Yes. Second order of business was to de-Baathisize Iraqi politics. Just as in Germany, every German was a fanatical Nazi and every Iraqi was automatically a terrorist. So, they were rounded up, tortured...locked away in numerous Gulags until they either confessed or ratted out some other poor slob. How's the saying go: "Win the hearts and minds..." Bunch of that going on in Guantanamo these days. 

Prior to Patton's dismissal and eventual death in Europe -- before even the implementation of the first economic tenets under the Marshall Plan, the buzz-word of administrative policy in Iraq Germany surrounded this rather vague, yet powerful notion of denazification. Patton, among others, refused to play along, citing the impossibility, in his opinion, of making any constructive progress in returning some state of normalcy to the country without the direct involvement of the German people.  This included everything from traffic control to garbage, food distribution, utility reconstruction...even answering the phones. And the German citizenry needed the work, not only to survive, but to gain confidence that life could indeed return to normal. And the US and its allies had an obligation (and certainly a political motivation), to convince the populace that the occupation was NOT about punishing the German people, but to create a more constructive world for all of Europe.

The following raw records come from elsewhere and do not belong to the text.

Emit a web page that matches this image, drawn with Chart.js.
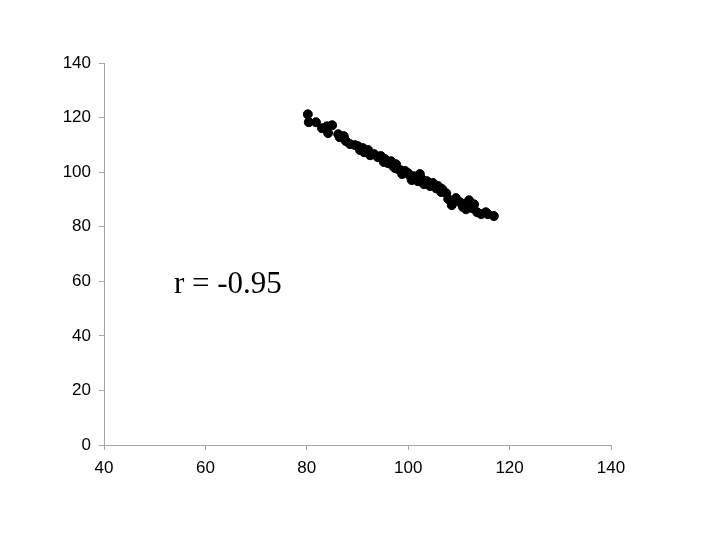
<!DOCTYPE html>
<html>
<head>
<meta charset="utf-8">
<script src="https://cdn.jsdelivr.net/npm/chart.js@4/dist/chart.umd.min.js"></script>
<style>
  html, body { margin: 0; padding: 0; background: #fff; }
  #wrap { width: 720px; height: 540px; }
</style>
</head>
<body>
<div id="wrap"><canvas id="chart" width="720" height="540"></canvas></div>
<script>
// values
const xvals = [80.2, 80.4, 81.8, 83.0, 84.2, 84.0, 85.0, 86.2, 86.5, 87.3, 87.7, 88.5, 89.5, 90.1, 91.1,
    91.3, 92.1, 92.5, 93.3, 94.0, 94.6, 95.4, 96.0, 96.6, 97.0, 97.6, 98.0, 98.8, 99.4, 100.0,
    100.4, 101.1, 101.7, 102.3, 102.7, 103.1, 103.7, 104.3, 104.9, 105.5, 105.9, 106.7, 107.5, 107.9,
    108.6, 109.4, 110.2, 110.8, 111.6, 112.0, 112.6, 113.6, 114.4, 115.3, 115.7, 116.9,
    97.4, 98.4, 101.9, 103.9, 100.7, 95.2, 90.5, 106.5, 111.4, 113.0];
const yvals = [121.2, 118.3, 118.3, 116.1, 114.3, 116.8, 117.2, 113.9, 112.8, 113.2, 111.4, 110.3, 109.9, 109.5, 108.8,
    107.3, 108.1, 106.2, 106.6, 105.5, 105.9, 104.8, 103.3, 104.0, 102.2, 102.9, 101.1, 99.3, 100.4, 99.6,
    98.5, 98.5, 97.8, 99.3, 97.4, 95.6, 96.7, 94.9, 96.0, 94.1, 94.9, 93.8, 92.3, 90.1,
    87.9, 90.5, 89.0, 87.2, 88.6, 89.7, 86.8, 85.3, 84.6, 85.3, 84.6, 83.9,
    101.5, 100.8, 96.7, 95.6, 97.1, 103.7, 108.1, 92.7, 86.4, 88.2];
const xticks = [40, 60, 80, 100, 120, 140];
const yticks = [0, 20, 40, 60, 80, 100, 120, 140];
const note = 'r = -0.95';

let points = [];
for (let i = 0; i < xvals.length; i++) {
    points.push({ x: xvals[i], y: yvals[i] });
}

// text label drawn at a data position
const notePlugin = {
    id: 'note',
    afterDatasetsDraw(chart) {
        const c = chart.ctx;
        const px = chart.scales.x.getPixelForValue(53.8);
        const py = chart.scales.y.getPixelForValue(58.6);
        c.save();
        c.fillStyle = '#000';
        c.font = '31px "Liberation Serif", "Times New Roman", serif';
        c.textAlign = 'left';
        c.textBaseline = 'middle';
        c.fillText(note, px, py);
        c.restore();
    }
};

const tickFont = { family: '"Liberation Sans", Arial, sans-serif', size: 17 };

new Chart(document.getElementById('chart'), {
    type: 'scatter',
    data: {
        datasets: [{
            data: points,
            backgroundColor: '#000',
            borderColor: '#000',
            pointRadius: 4.5,
            pointHoverRadius: 4.5
        }]
    },
    options: {
        responsive: false,
        animation: false,
        events: [],
        layout: { padding: { left: 0, top: 63, right: 109, bottom: 55 } },
        plugins: { legend: { display: false }, tooltip: { enabled: false } },
        scales: {
            x: {
                type: 'linear',
                min: 40, max: 140,
                afterBuildTicks: s => { s.ticks = xticks.map(v => ({ value: v })); },
                afterFit: s => { s.height = 40; },
                grid: { drawOnChartArea: false, drawTicks: true, tickLength: 5, color: '#a6a6a6' },
                border: { color: '#a6a6a6' },
                ticks: { color: '#000', font: tickFont, padding: 8, maxRotation: 0 }
            },
            y: {
                type: 'linear',
                min: 0, max: 140,
                afterBuildTicks: s => { s.ticks = yticks.map(v => ({ value: v })); },
                afterFit: s => { s.width = 104; },
                grid: { drawOnChartArea: false, drawTicks: true, tickLength: 5, color: '#a6a6a6' },
                border: { color: '#a6a6a6' },
                ticks: { color: '#000', font: tickFont, padding: 8 }
            }
        }
    },
    plugins: [notePlugin]
});
</script>
</body>
</html>
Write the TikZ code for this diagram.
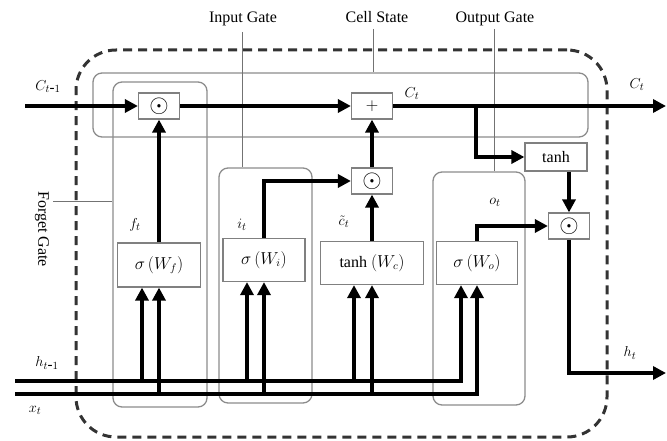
\documentclass[tikz,border=0pt]{standalone}
\usepackage{fontspec}
\setmainfont{Liberation Serif}
\usetikzlibrary{arrows.meta}
\begin{document}
\begin{tikzpicture}[x=1pt,y=-1pt,
  region/.style={draw=black!45, line width=1.3pt, rounded corners=9pt, inner sep=0pt},
  outer/.style={draw=black!80, line width=3pt, dash pattern=on 9pt off 6pt, rounded corners=40pt, inner sep=0pt},
  opbox/.style={draw=black!50, line width=1.2pt, fill=white, inner sep=0pt, minimum width=41pt, minimum height=26pt, font=\fontsize{16}{19}\selectfont},
  dotbox/.style={opbox, font=\fontsize{23}{23}\selectfont},
  gatebox/.style={draw=black!50, line width=1.2pt, fill=white, inner sep=0pt, minimum height=43pt, font=\fontsize{16}{19}\selectfont},
  flow/.style={line width=3.6pt, -{Triangle[length=13pt,width=13pt]}},
  lead/.style={draw=black!55, line width=1pt},
  lbl/.style={font=\fontsize{16}{19}\selectfont, inner sep=0pt},
  sym/.style={font=\fontsize{15}{18}\selectfont, inner sep=0pt}
]
\useasboundingbox (0,0) rectangle (667,441);

% regions
\node[outer, minimum width=531pt, minimum height=387pt] (cell) at (341.5,243.5) {};
\node[region, minimum width=495pt, minimum height=64pt] (cs) at (340.5,105) {};
\node[region, minimum width=94pt, minimum height=325pt] (fg) at (160,244.5) {};
\node[region, minimum width=93pt, minimum height=235pt] (ig) at (265.5,285.5) {};
\node[region, minimum width=92pt, minimum height=233pt] (og) at (479,288.5) {};

% region labels
\node[lbl, anchor=base] (lblI) at (243,23) {Input Gate};
\node[lbl, anchor=base] (lblC) at (377,23) {Cell State};
\node[lbl, anchor=base] (lblO) at (495,23) {Output Gate};
\node[lbl, rotate=-90] (lblF) at (42,229) {Forget Gate};
\coordinate (li) at (242,32);
\coordinate (lc) at (373,29);
\coordinate (lo) at (494,29);
\coordinate (lf) at (53,201);
\draw[lead] (li) -- (li |- ig.north);
\draw[lead] (lc) -- (lc |- cs.north);
\draw[lead] (lo) -- (lo |- og.north);
\draw[lead] (lf) -- (lf -| fg.west);

% operation boxes
\node[dotbox] (m1) at (159,106) {$\odot$};
\node[opbox] (plus) at (372,106) {$+$};
\node[dotbox] (m2) at (372,181) {$\odot$};
\node[opbox, minimum width=62pt, minimum height=28pt] (th) at (556,157) {tanh};
\node[dotbox] (m3) at (569,226) {$\odot$};

% gate boxes
\node[gatebox, minimum width=83pt, minimum height=44pt] (gf) at (159,265) {$\sigma\,(W_f)$};
\node[gatebox, minimum width=82pt] (gi) at (264,260) {$\sigma\,(W_i)$};
\node[gatebox, minimum width=103pt] (gc) at (372,263) {tanh $(W_c)$};
\node[gatebox, minimum width=81pt] (go) at (477,263) {$\sigma\,(W_o)$};

% cell state line
\coordinate (cin) at (25,106);
\coordinate (cout) at (666,106);
\coordinate (br) at (476,106);
\draw[flow] (cin) -- (m1.west);
\draw[flow] (m1.east) -- (plus.west);
\draw[flow] (plus.east) -- (cout);
\draw[flow] (br) |- (th.west);
\draw[flow] (th.south -| m3.north) -- (m3.north);
\coordinate (hout) at (666,373);
\draw[flow] (m3.south) |- (hout);

% gate outputs
\draw[flow] (gf.north) -- (m1.south);
\draw[flow] (gi.north) |- (m2.west);
\draw[flow] (gc.north) -- (m2.south);
\draw[flow] (m2.north) -- (plus.south);
\draw[flow] (go.north) |- (m3.west);

% inputs
\coordinate (hin) at (15,381);
\coordinate (xin) at (15,394);
\coordinate (goh) at ([xshift=-16pt]go.south);
\coordinate (gfh) at ([xshift=-17pt]gf.south);
\coordinate (gih) at ([xshift=-17pt]gi.south);
\coordinate (gch) at ([xshift=-18pt]gc.south);
\draw[flow] (hin) -| (goh);
\draw[flow] (xin) -| (go.south);
\draw[flow] (gfh |- hin) -- (gfh);
\draw[flow] (gf.south |- xin) -- (gf.south);
\draw[flow] (gih |- hin) -- (gih);
\draw[flow] (gi.south |- xin) -- (gi.south);
\draw[flow] (gch |- hin) -- (gch);
\draw[flow] (gc.south |- xin) -- (gc.south);

% signal labels
\node[sym] (tc1) at (48,87) {$C_{t\mbox{-}1}$};
\node[sym] (tc2) at (412,94) {$C_t$};
\node[sym] (tc3) at (637,85) {$C_t$};
\node[sym] (tf) at (135,225) {$f_t$};
\node[sym] (ti) at (242,225) {$i_t$};
\node[sym] (tct) at (344,222) {$\tilde{c}_t$};
\node[sym] (to) at (495,202) {$o_t$};
\node[sym] (th1) at (47,363) {$h_{t\mbox{-}1}$};
\node[sym] (tx) at (35,410) {$x_t$};
\node[sym] (tht) at (630,353) {$h_t$};
\end{tikzpicture}
\end{document}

You could say, the political antithesis of what would soon become life for those trapped behind the Soviet Union's new and ominous Iron Curtain.  A wall that proved impervious for the next 40 years.

*Addendum:  While Patton didn't live to see his philosophy bear fruit; meaning quite frankly that the Germans needed to be empowered to dictate the course of their nation, it quickly became obvious that repeating the spoiled lessons of retribution was not going to have positive results.  This lesson completely ignored by US policy-makers toward a defeated Iraq -- defeated not even an accurate term for it. Iraqi's army was mostly composed of internal mercenaries -- soldiers whose loyalty rarely exceeded their weekly paycheck.  For the leadership clique, it was merely a conflict perpetrated by the need for a domestic deflection from the real issue:  a leader who led through brutality and fear, and would eventually lead the country to ruin.

Back in Berlin, industry leaders, like the Krupps, didn't spend long in prison -- the nature of German loyalty was such that workers would not work under foreign supervision. And too, unlike Iraq, the Germans held no real resentment toward the Allied Forces -- a clear distinction being drawn between the acts of government and the guy on the street.  It was a necessary 'stretch' if a new Germany was to be allowed to rejoin the club of nations. That...is how you  can build trust out of the ashes of conflict.     


Oh...those WMD's. Turned out to be diaper factory disguised as a...diaper factory.